42. Soutenons l’appel des jeunes à l’endroit des Etats africains et de l’Union africaine pour une mobilisation plus forte et agissante autour de la question cruciale de la réparation des crimes historiques commis contre les peuples d’Afrique qui reste la voie indispensable pour la consolidation des relations pacifiques et durables entre l’Afrique et ses partenaires, surtout ceux qui étaient impliqués dans l’esclavage, la déportation et la colonisation.
43. Félicitons le Togo pour son initiative auprès des instances décisionnelles de l’Union africaine qui a abouti à l’adoption par la Conférence des Chefs d’État et de gouvernement, le 16 février 2025, à Addis Abeba en Éthiopie, de la Décision historique sur la « Qualification de l’esclavage, de la déportation et de la colonisation de crimes contre l’humanité et de génocide contre les peuples d’Afrique ».
44. Appuyons l’appel des jeunes à la correction de la carte du monde afin qu’elle reflète au mieux les dimensions réelles de l’Afrique et contribue à l’effort actuel pour redonner au continent une place juste et une représentativité équitable dans la gouvernance mondiale.

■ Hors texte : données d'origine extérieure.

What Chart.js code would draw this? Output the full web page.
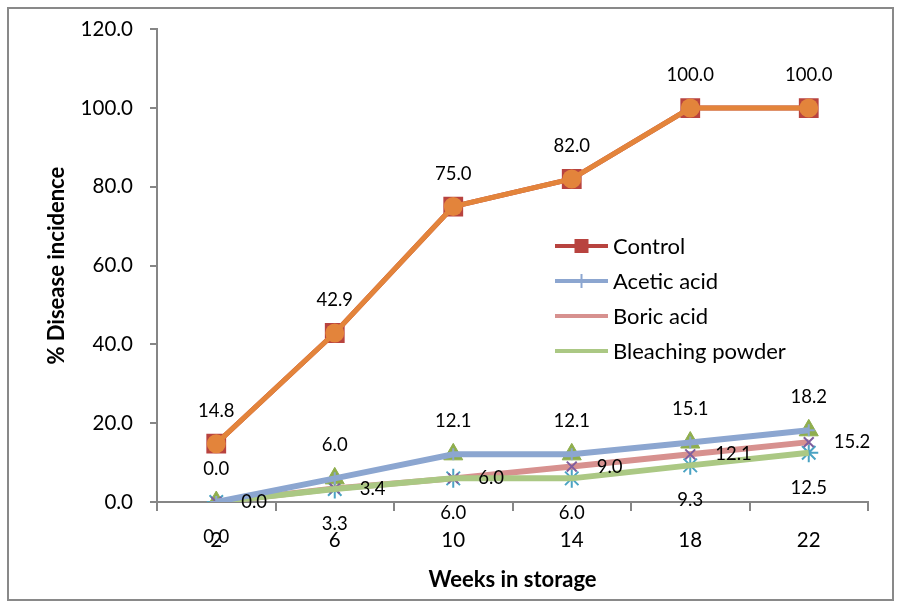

VI. AU TITRE DES DISPOSITIONS FINALES
45. Remercions le Président du Conseil, S.E.M. Faure Essozimna GNASSINGBE, et le gouvernement togolais pour leur leadership et leur engagement constant en faveur de la paix et de la sécurité en Afrique ainsi que pour la tenue effective des travaux de la deuxième édition du Lomé Peace and Security Forum.
46. Demandons au Togo de travailler à la pleine mise en œuvre des recommandations de la présente Déclaration.